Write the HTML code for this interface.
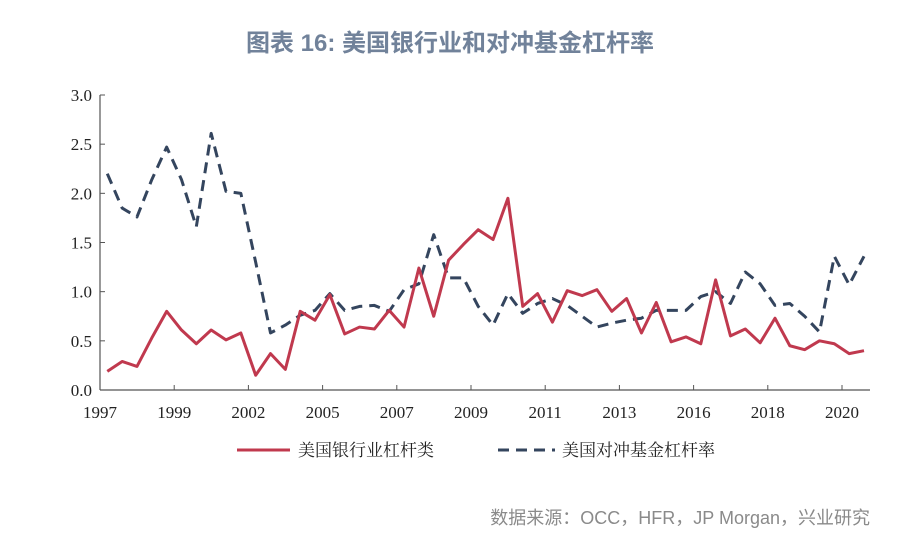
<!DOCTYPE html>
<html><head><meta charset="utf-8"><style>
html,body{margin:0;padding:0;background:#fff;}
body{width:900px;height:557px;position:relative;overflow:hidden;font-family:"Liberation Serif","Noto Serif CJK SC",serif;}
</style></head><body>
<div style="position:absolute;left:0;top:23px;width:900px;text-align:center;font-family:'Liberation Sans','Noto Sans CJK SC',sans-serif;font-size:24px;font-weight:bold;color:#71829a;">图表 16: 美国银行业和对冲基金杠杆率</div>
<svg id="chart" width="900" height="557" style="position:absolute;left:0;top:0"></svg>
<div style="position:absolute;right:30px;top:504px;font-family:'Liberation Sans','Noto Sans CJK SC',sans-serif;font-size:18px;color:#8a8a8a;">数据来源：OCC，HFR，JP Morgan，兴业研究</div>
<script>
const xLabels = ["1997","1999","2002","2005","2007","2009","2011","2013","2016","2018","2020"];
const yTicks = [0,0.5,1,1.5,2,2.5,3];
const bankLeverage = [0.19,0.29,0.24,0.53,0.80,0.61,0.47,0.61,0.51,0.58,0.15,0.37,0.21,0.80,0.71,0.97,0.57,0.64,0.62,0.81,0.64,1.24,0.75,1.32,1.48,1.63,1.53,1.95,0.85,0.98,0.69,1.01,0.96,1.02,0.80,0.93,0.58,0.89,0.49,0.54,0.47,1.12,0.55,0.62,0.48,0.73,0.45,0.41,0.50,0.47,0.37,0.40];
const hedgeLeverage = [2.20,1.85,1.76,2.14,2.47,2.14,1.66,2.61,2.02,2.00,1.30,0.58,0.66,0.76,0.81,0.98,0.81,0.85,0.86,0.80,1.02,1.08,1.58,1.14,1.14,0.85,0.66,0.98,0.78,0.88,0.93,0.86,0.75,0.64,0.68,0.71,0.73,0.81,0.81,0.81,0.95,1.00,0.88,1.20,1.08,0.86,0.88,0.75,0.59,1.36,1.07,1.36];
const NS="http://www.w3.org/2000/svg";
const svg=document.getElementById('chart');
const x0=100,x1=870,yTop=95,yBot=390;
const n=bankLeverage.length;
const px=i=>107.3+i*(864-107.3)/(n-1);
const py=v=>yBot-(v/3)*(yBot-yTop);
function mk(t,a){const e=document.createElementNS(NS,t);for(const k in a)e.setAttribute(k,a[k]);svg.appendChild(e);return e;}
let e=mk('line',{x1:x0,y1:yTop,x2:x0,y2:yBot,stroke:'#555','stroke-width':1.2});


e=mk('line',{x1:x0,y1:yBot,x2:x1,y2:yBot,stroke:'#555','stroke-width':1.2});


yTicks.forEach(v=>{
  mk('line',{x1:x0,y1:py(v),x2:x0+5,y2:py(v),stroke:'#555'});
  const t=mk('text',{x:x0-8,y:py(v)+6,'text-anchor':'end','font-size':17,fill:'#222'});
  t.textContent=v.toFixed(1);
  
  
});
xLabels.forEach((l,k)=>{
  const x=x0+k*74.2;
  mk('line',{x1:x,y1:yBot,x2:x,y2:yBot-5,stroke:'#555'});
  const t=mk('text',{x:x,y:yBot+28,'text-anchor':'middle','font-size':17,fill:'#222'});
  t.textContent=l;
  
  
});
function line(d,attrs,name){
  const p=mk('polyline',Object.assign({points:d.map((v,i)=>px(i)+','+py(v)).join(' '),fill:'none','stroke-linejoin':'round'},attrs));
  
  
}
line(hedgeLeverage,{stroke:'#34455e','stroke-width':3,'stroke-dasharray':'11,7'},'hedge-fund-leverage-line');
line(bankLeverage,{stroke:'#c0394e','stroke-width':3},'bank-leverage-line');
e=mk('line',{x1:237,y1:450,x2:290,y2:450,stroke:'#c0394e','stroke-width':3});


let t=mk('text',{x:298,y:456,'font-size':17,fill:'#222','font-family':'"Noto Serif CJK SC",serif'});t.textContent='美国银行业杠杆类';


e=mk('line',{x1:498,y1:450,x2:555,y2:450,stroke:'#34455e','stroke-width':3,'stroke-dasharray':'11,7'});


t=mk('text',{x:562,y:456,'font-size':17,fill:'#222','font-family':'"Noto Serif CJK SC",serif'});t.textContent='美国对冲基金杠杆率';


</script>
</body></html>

...

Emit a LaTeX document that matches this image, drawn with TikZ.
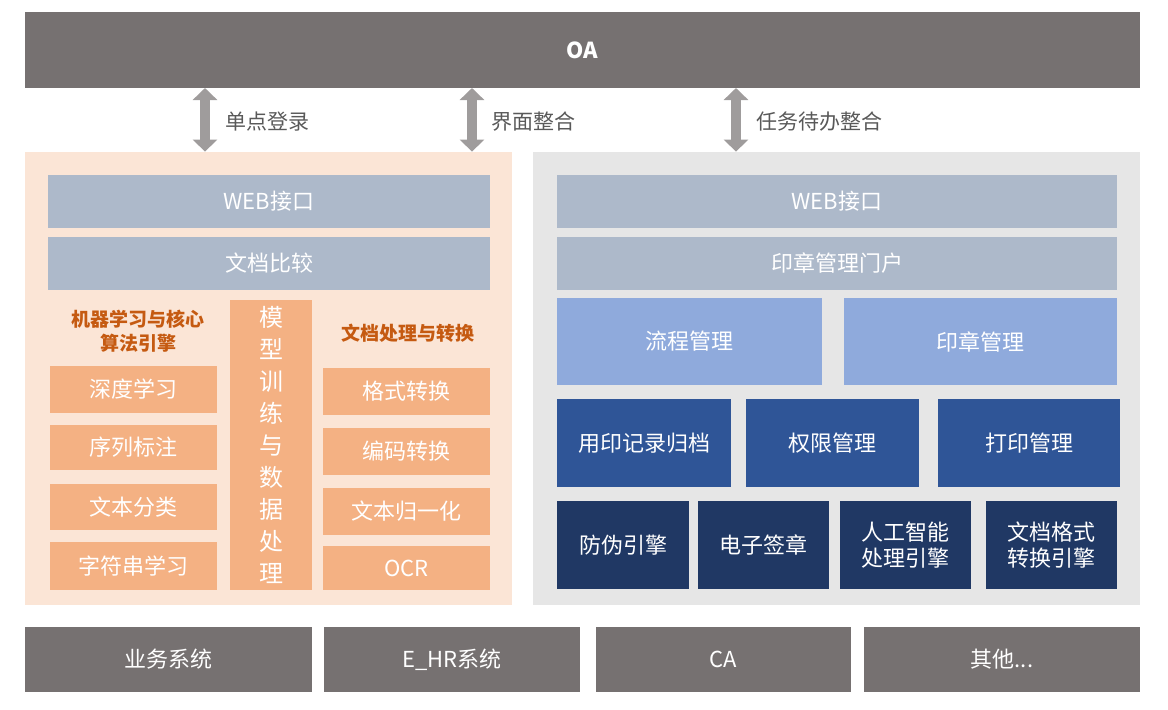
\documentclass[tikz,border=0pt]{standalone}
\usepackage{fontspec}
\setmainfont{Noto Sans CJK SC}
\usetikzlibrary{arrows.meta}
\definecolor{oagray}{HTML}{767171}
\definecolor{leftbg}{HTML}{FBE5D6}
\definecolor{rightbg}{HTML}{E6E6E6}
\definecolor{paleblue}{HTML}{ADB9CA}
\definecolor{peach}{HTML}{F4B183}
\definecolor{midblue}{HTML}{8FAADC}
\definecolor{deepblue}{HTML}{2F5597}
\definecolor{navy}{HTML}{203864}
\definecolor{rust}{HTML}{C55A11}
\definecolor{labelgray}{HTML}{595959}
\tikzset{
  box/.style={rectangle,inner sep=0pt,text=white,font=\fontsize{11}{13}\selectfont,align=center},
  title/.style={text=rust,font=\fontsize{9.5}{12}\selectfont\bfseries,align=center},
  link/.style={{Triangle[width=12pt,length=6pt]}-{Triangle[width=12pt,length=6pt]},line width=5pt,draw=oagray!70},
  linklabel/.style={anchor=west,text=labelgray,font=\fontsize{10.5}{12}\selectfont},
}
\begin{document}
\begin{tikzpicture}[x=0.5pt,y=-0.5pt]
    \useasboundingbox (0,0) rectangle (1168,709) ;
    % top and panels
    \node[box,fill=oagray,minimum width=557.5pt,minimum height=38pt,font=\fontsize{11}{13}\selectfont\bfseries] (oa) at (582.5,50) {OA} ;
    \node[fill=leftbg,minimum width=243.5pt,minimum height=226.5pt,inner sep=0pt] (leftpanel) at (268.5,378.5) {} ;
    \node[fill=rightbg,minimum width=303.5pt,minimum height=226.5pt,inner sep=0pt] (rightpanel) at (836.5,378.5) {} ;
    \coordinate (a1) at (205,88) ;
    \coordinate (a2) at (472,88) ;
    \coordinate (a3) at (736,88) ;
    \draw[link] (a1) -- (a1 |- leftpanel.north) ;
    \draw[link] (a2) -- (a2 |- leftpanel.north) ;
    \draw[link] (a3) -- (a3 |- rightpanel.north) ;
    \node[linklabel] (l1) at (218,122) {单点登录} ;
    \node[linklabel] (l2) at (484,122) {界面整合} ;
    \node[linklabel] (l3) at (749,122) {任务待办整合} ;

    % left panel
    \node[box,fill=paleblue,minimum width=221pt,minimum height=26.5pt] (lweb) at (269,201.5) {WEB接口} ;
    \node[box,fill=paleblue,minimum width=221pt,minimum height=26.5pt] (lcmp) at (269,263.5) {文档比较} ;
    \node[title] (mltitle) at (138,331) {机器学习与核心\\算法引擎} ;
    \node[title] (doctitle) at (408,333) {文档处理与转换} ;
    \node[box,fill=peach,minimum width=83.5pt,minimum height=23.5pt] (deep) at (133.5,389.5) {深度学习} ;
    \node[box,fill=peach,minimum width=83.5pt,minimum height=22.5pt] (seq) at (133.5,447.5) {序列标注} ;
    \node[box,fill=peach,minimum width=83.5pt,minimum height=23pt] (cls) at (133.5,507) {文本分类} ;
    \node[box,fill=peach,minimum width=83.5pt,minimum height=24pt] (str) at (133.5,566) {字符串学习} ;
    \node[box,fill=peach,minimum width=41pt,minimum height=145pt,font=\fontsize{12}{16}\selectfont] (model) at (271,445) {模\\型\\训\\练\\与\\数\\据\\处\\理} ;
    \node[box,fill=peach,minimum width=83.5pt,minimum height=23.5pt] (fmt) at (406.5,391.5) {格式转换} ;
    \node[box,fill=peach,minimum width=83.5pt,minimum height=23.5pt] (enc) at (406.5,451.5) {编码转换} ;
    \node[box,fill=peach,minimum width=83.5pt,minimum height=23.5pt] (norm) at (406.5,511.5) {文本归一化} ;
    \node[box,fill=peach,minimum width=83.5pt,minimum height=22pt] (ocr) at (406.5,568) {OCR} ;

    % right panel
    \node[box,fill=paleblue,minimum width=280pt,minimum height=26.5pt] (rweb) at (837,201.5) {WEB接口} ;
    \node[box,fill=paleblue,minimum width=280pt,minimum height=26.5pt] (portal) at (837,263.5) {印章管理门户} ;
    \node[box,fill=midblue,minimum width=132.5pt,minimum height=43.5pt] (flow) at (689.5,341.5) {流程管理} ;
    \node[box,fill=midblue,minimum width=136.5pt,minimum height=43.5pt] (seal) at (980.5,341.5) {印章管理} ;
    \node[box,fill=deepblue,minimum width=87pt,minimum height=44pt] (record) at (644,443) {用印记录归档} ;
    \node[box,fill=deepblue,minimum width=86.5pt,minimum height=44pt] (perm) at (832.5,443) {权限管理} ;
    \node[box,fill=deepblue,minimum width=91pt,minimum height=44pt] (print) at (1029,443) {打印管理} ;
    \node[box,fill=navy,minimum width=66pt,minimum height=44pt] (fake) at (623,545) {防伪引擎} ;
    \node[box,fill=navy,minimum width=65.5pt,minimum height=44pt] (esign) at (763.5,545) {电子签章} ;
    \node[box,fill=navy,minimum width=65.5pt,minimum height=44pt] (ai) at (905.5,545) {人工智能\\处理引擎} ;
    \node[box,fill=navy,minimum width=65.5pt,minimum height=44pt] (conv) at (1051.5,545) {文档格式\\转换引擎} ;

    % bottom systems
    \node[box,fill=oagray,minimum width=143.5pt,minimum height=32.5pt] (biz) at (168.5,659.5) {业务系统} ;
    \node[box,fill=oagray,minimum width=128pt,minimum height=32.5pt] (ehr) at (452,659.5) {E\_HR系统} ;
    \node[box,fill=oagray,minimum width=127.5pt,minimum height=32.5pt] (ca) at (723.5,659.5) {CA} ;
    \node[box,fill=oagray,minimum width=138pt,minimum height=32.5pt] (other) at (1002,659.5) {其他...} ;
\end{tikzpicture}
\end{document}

...

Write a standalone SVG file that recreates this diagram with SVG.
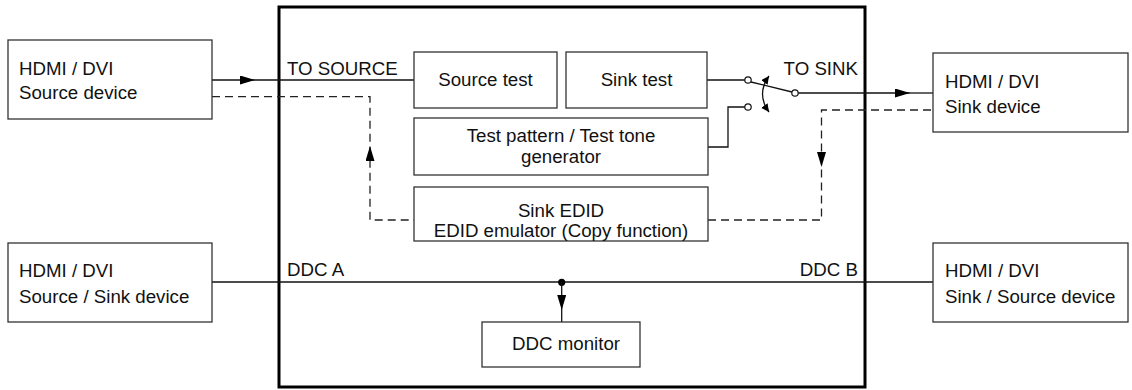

◆ **THE TASK**
Search the entries for the word "that" and gather every line where it appears.

◆ **TASK RESPONSE**
Emit a LaTeX document that matches this image, drawn with TikZ.
Write a standalone SVG file that recreates this diagram with SVG.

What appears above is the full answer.